Certainly I was allowed to register for the Full and just run half, but officially, I would sure to be be disqualified.

The beginning of the run was awesome.  Temps in the low 30s, no wind, only 8,000 runners in attendance so plenty of space in front of me.  Everything nice and flat and scenic.

The first leg took us to Constitution and the Monuments. Then we hung a right and started heading for the Dupont Circle.  Then up the hill on Connecticut Ave to the heart of Adams Morgan where the young and old were still asleep from all the partying the night before.

Then coming down on N Capitol St was nice cuz it was mostly downhill - I was finally getting back what I had put in.

As I was making my way through H Street and at the half way point, a funny thought crossed my mind.  I had 2 more miles to go -- didn't want to stop running so soon, and I felt pumped and ready to press on.

What if at the 13.1 mile point, I veer off to the left and continue this race, I thought.  This would be the most bizarre run ever.

So it was right there and then, that I decided to bust it loose and go for a full 26 miles-- I know it was such a foolhardy running decision because I had not trained for the full (longest run was 9 miles this year) and I was wearing my Brooks (ST Racers) flats with almost zero support -- not the type of shoe you want to run 26 miles on.

I broke my record on the half -- ran 13.1 miles in 1:49.  Not bad and almost 20 minutes faster than my Half Marathon two years ago.

But would I regret going the full distance when I had only planned and prepared to go the Half?
And why would I want to torture myself for another 2 hours plus when I had already reached my goal and scored my personal best?  Surely, I had plenty of things to do that day (visiting contractors, calling my realtor, visiting UDC) , none the least of which included hitting the streets of DC including south of the Anacostia River for another couple of hours.

At Mile, 17 -- it hit me, just as I was hitting my stride.  Oh no, the dreaded blisters on the sole of my feet (same as last year) -- spurred on by my flats and its inability to provide necesarry cushion and support.  I passed near L'Enfant Metro -- the thought about quitting momentarily crossed my mind -- but not, at this point -- I wanted to press on to SW.

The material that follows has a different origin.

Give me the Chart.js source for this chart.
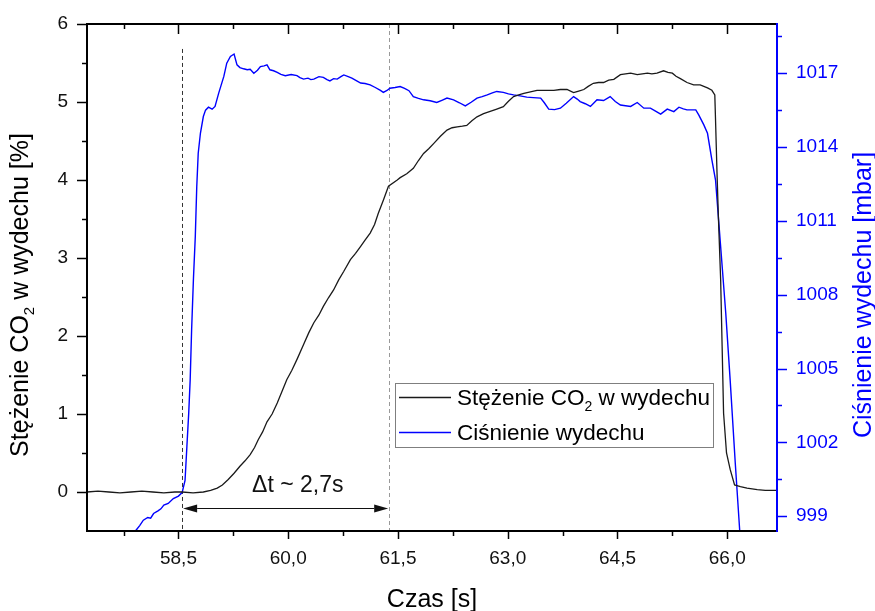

Down through the tunnel to the SW Waterfront -- I had to terminate my Marathon now.  I pulled a full screech halt, the Metro within a close earshot.  Took off my shoes and inspected my feet.  They were in pain, but it was not bloody.  I would suck it up and pound on.

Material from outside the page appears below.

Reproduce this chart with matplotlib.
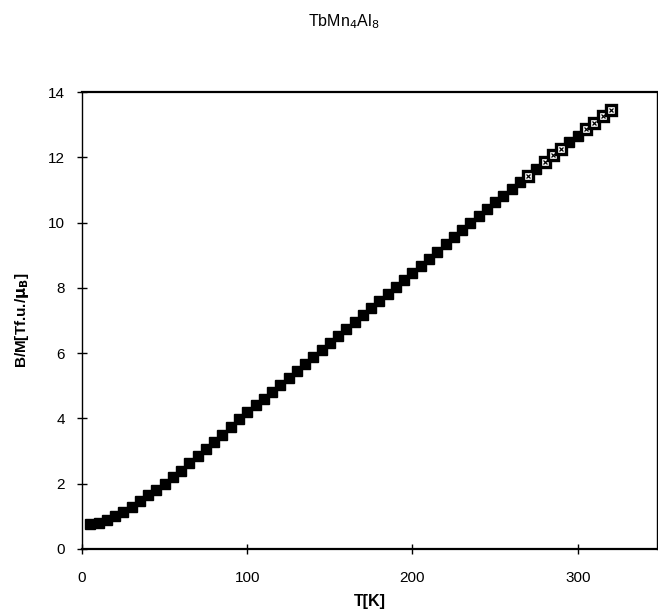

By now, my pace had slowed to over 9 minutes and I was just trouncing along at a horrid, wicked pace.

Finally I set my sights on the National Ball Park which challenged me to slug on.  Wanted to just run over the Frederick Douglas Bridge to my home terrain of Anacostia and just plop down on some grassy lawn somewhere in the Anacostia Park.  Had driven on the Bridge a million times, but never ran on it (besides the Pedestrian path), so this was meaningful for me.

The Anacostia Park, though quiet, was actually very nice -- peaceful, scenic and my home turf (I've only ran here once and just for a couple of miles, though, I have shot golf here before).

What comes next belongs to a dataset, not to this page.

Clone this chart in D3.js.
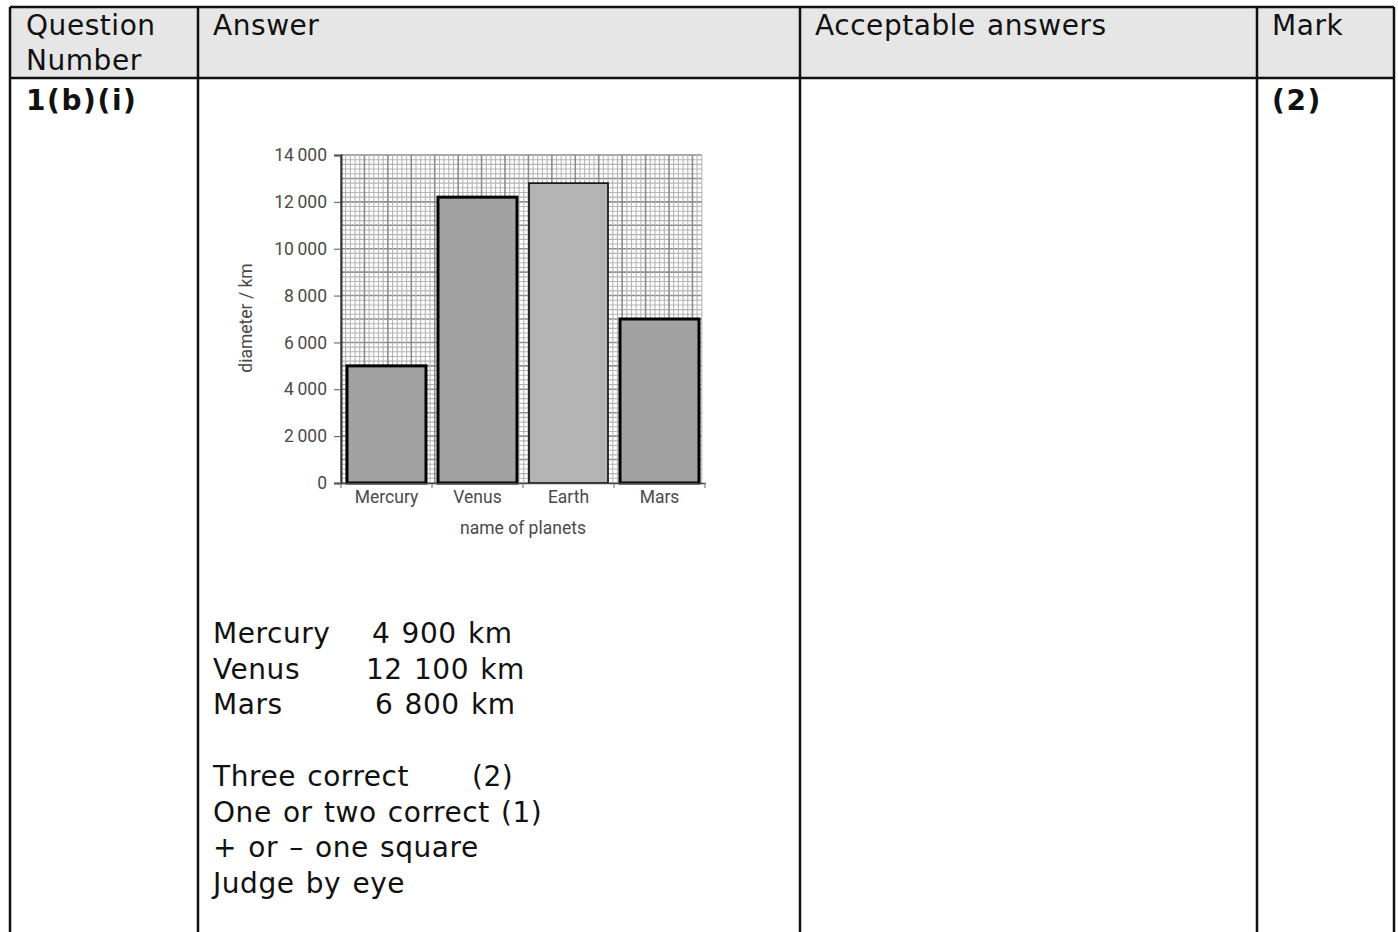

Then onto Ward 7 (The Marathon covered 5 out of 8 DC Wards) and onto the hilly but idyllic Minnesota Road.  Unlike Constitution or Connecticut, there were no tourists this side of town -- but I should know, the local folks were very friendly and accommodating.  Many said 'Hi' or just waved in their friendly fashion.  It was all they could muster up that day, but it meant the world to me as I struggled physically, but was trying to motivate my mind. 

Though, it's rough on the heart, I do love hills -- both running down as well as running up and Minnesota Avenue had a lot of them -- Rolling, Rolling, Rolling.

This is where I started picking up my pace, until I noticed that both the 3:50 and 3:55 pace group had passed me and were starting to make some distance.  Bamm!  It hit me hard on the asphalt pavement.  By now, I started getting scared.

On the last hill, I started hitting the stretch.  Then as I remembered from two years ago, the vicious turn onto the East Capitol Street Bridge and final mile into the Finish Line.

I ran so hard that I could feel the blood, hot and heavy, pumping my thighs and my calf muscles -- felt like they were gonna explode.

I ran so hard, that my feet started burning, catching on fire almost.  Didn't want to think about the pain.  I tuned my brain out, focused on good thoughts and closed my eyes tight, hoping the finish line was near.

As I passed the 26 mile point, I let out a quiet scream of joy then horror -- I suddenly make out the finish clock, alive and large, displaying 3:56 -- Oh  no,  I had to stretch it out, even if my muscles no longer cared.  I had made a poor mistake as it is.  Now I had to make it below 4:00 to save my face.

Yes,  Made it -- 3:58 Clock Time; 3:55 Chip Time, in fact.  Was it my PR?  Yes and No -- in actuality I had coincidentally matched my PR from last year's MCM.  But, essentially yes, since I was 20 seconds faster this time and could have sliced several minutes off if I hadn't stopped to check on the status of my feet.

After the run, I hit a steam bath on base, got a quick Chinese acupressure massage (from Bolling AFB) and now am icing my legs with a cup of ice so that I can quickly and completely recover -- BIG week ahead w/ Hearings.

And thank goodness I'm not nursing my Ego -- that would have taken longer to heal.